War coverage in 1776 (or eventually)

The German Emmanuel Leutze created his best-known work 75 years after George Washington was ferried to victory at Trenton, New Jersey. Time and distance (Leutze did the painting in Dusseldorf) may be excuses for poor memory, but he was way over the top with this one.
It only bothers historians, really. The average viewer (and certainly most Americans) could care less that Washington in fact crossed the Delaware River in the dead of night in a furious snowstorm. Leutze, of course, was going for the old out-of-darkness-to-a-new-dawn effect, and actually painted the morning star directly above the lead poler, as if it’s the Wise Men at Christmas a-coming.
This little dinghy isn’t quite right either. The troops crossed in Durham boats, so called because they were normally used by the Durham Iron Works to transport pig iron. They had high sides and were 40 to 60 feet long, men using 18-foot “sweeps” to propel them.
The bloke who’s somehow managed to get his hands on a “Betsy Ross flag” six months before she dreamed it up is future president James Monroe, who did indeed cross the river that night, as a scout and trusted adviser to the general, but not likely in the same boat.
The man dragging away at the current and the ice floes by Washington’s knee is evidently the black patriot Prince Whipple, “born in Amabou, Africa, of comparatively wealthy parents”, who was shipped to America at age 10 to be educated, only to be promptly sold into slavery on arrival.
Fortunately he ended up in the hands of a General Whipple, who set him free during the war, but not before putting him in charge of a large sum of money to take from Salem to Portsmouth, a journey on which he predictably enough had to fend off some determined highwaymen.
There were a lot of black soldiers in the Marblehead Regiment that ferried the army across the Delaware, but not Prince Whipple, who was snug in Baltimore that night.
Leutze studied Washington’s uniform and sword at the Smithsonian, but beyond that let his imagination out for a stroll. Proof that that’s just fine with patriots, thankyou, is evident in the statue made from his painting, which today greets visitors at the scene of the river crossing.
The Delaware crossing on Christmas night, 1776, of course, culminated with 2,4000 American troops scaring the daylights out of 1,500 German mercenaries holed up in Trenton. The British, finding the colonial weather a bit much, eh wot, had left the Hessians to keep an eye on Washington while they looked for someplace warmer for the winter.

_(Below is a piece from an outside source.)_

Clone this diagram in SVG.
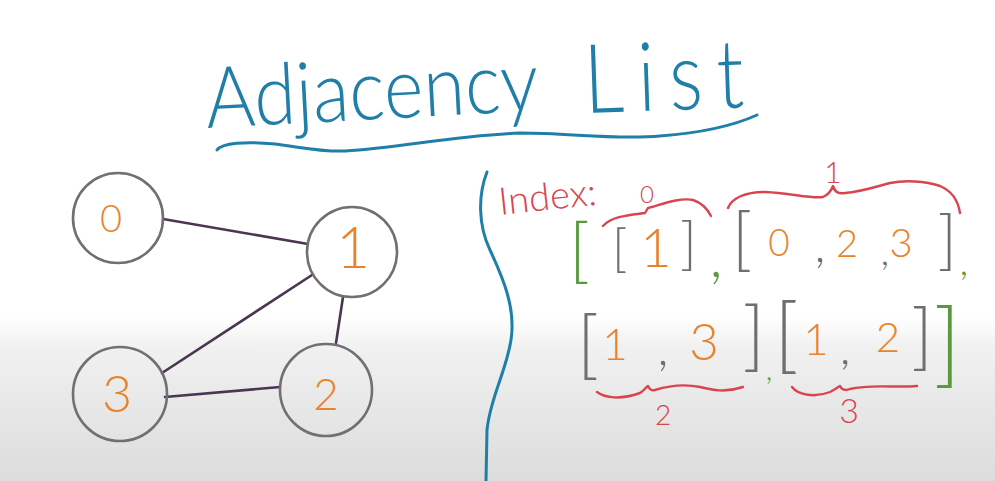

As David McCullough points out in “1776 – America and Britain at War”, things could have gone badly awry. Not only had Washington’s men taken much longer than planned to get across the river, potentially ruining a dawn surprise, his twin pincer forces hadn’t crossed at all. The ice was too packed up downstream, and the weather just too foul. They all went back to camp!

The stout general remains aglow in another “Washington Crossing the Delaware”, done about the same time by George Caleb Bingham, born in Virginia in 1811, lived and, in 1879, died in Missouri.

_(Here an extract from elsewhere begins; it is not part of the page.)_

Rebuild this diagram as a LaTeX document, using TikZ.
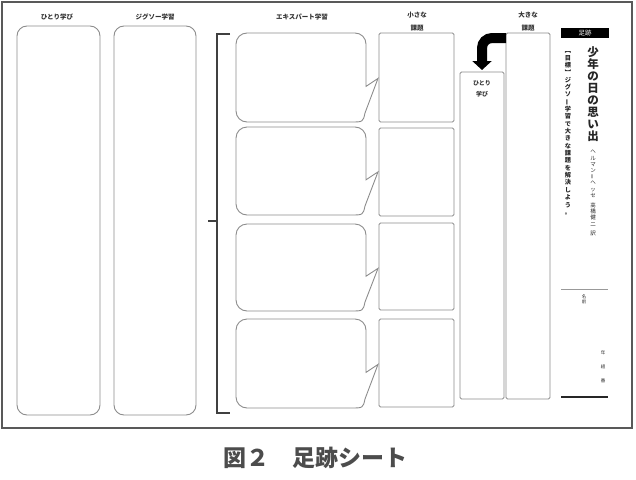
\documentclass[tikz,border=0pt]{standalone}
\usepackage{fontspec}
\usepackage{graphicx}
\newfontfamily\jp{Noto Sans CJK JP}
\usetikzlibrary{positioning, arrows.meta}

\begin{document}
\begin{tikzpicture}[
  x=1pt, y=-1pt,
  font=\jp,
  frame/.style={draw=black!65, line width=1.3pt},
  col/.style={
    draw=black!45, line width=0.9pt, rounded corners=10pt,
    anchor=north west, inner sep=0pt, outer sep=0pt
  },
  topic/.style={
    draw=black!45, line width=0.9pt, rounded corners=1.5pt,
    anchor=north west, inner sep=0pt, outer sep=0pt
  },
  bubble/.style={draw=black!45, line width=0.9pt},
  head/.style={font=\jp\bfseries\fontsize{6.5}{13}\selectfont, text=black!80, align=center},
  tate/.style={align=center, inner sep=0pt, text=black!85},
  bigarrow/.style={
    line width=10pt, rounded corners=10pt, shorten >=2pt,
    -{Triangle[width=19pt, length=9pt]}
  },
]
  \useasboundingbox (0,0) rectangle (636,479);

  % --- Outer frame ---
  \draw[frame] (2,2) rectangle (632,428);

  % --- Headings ---
  \node[head] (solohead) at (57,17) {ひとり学び};
  \node[head] (jigsawhead) at (155,17) {ジグソー学習};
  \node[head] (experthead) at (302,17) {エキスパート学習};
  \node[head] (smallhead) at (417,22) {小さな\\課題};
  \node[head] (bighead) at (528,22) {大きな\\課題};

  % --- Solo and jigsaw columns ---
  \node[col, minimum width=83pt, minimum height=389pt] (solo) at (17,26) {};
  \node[col, minimum width=82pt, minimum height=389pt] (jigsaw) at (114,26) {};

  % --- Bracket ---
  \draw[black!75, line width=1.4pt] (230,34) -- (217,34) -- (217,413) -- (230,413);
  \draw[black!75, line width=1.4pt] (208,221) -- (217,221);

  % --- Expert bubbles ---
  \foreach \ya/\yb in {33/122, 127/215, 224/311, 319/408} {
    \pgfmathsetmacro\yn{\ya+0.6*(\yb-\ya)}
    \pgfmathsetmacro\yp{\ya+0.51*(\yb-\ya)}
    \draw[bubble] (300,\ya) [rounded corners=11pt] -- (366,\ya) [sharp corners]
      -- (366,\yn) -- (378,\yp) -- (365,\yb-9) .. controls (363,\yb) .. (351,\yb)
      [rounded corners=11pt] -- (236,\yb) -- (236,\ya) -- cycle;
  }

  % --- Small topics ---
  \foreach \ya/\yb [count=\i] in {33/122, 128/216, 223/310, 319/407} {
    \node[topic, minimum width=75pt, minimum height={(\yb-\ya)*1pt}] (topic\i) at (379,\ya) {};
  }

  % --- Solo column and big topic ---
  \node[topic, minimum width=44pt, minimum height=327pt] (hitoricol) at (460,72) {};
  \node[head, anchor=north, font=\jp\bfseries\fontsize{6}{11}\selectfont] (hitorilbl)
    at ([yshift=-5pt]hitoricol.north) {ひとり\\学び};
  \node[topic, minimum width=44pt, minimum height=366pt] (bigcol) at (506,33) {};
  \draw[bigarrow] ([yshift=-5pt]bigcol.north west) -| (hitoricol.north);

  % --- Right panel ---
  \node[fill=black, text=white, anchor=north west, inner sep=0pt,
    minimum width=48pt, minimum height=10pt, font=\jp\fontsize{6.5}{7}\selectfont]
    (tag) at (561,28) {足跡};
  \node[tate, anchor=north, font=\jp\bfseries\fontsize{11.5}{12}\selectfont] (title) at (593,46)
    {少\\年\\の\\日\\の\\思\\い\\出};
  \node[tate, anchor=north, font=\jp\fontsize{5.5}{6.2}\selectfont] (author) at (593,150)
    {ヘ\\ル\\マ\\ン\\\rotatebox[origin=c]{90}{＝}\\ヘ\\ッ\\セ\\[4pt]高\\橋\\健\\二\\[3pt]訳};
  \node[tate, anchor=north, font=\jp\bfseries\fontsize{6.2}{7.35}\selectfont] (goal) at (568,47)
    {\rotatebox[origin=c]{-90}{【}\\目\\標\\\rotatebox[origin=c]{-90}{】}\\ジ\\グ\\ソ\\%
     \rotatebox[origin=c]{90}{ー}\\学\\習\\で\\大\\き\\な\\課\\題\\を\\解\\決\\し\\よ\\う\\。};

  \draw[black!40, line width=0.8pt] (561,289) -- (608,289);
  \node[tate, anchor=north, font=\jp\fontsize{4.5}{5}\selectfont] (namelbl) at (584,295) {名\\前};
  \node[tate, font=\jp\fontsize{4.5}{14}\selectfont] (classlbl) at (603,367) {年\\組\\番};
  \draw[black!85, line width=1.6pt] (561,397) -- (608,397);

  % --- Caption ---
  \node[font=\jp\bfseries\fontsize{23}{24}\selectfont, text=black!70] (caption) at (315,458) {図２　足跡シート};

\end{tikzpicture}
\end{document}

The apprentice cabinetmaker switched to oil paint after meeting an itinerant painter and was soon in the portrait business, while dabbling in politics. In Washington he painted Daniel Webster and other luminaries of the day.

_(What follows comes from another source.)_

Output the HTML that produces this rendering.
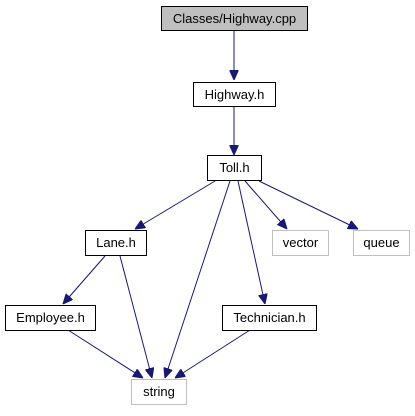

Bingham too put a halo around Washington, typical of the melodrama beloved of his time and ours, and also sat him on his horse, which was even crazier than showing him standing up in the boat.
No matter how George got there, though, the job got done, right?









my ancestor, Capt Prince, was a Mariner from Marblehead. He claimed to have been with GW when he crossed. Actually he left a few days before to do some privateering at GW’s behest.
so he missed the crossing but claimed he was there. DO NOT LET THE FACTS GET IN THE WAY OF A GOOD STORY.
Thanks for dropping by, Ewing. I’m sure the captain was a fine military man and a Prince on the battlefield, assuming he got there. Have you tried Photoshopping him into the famous painting?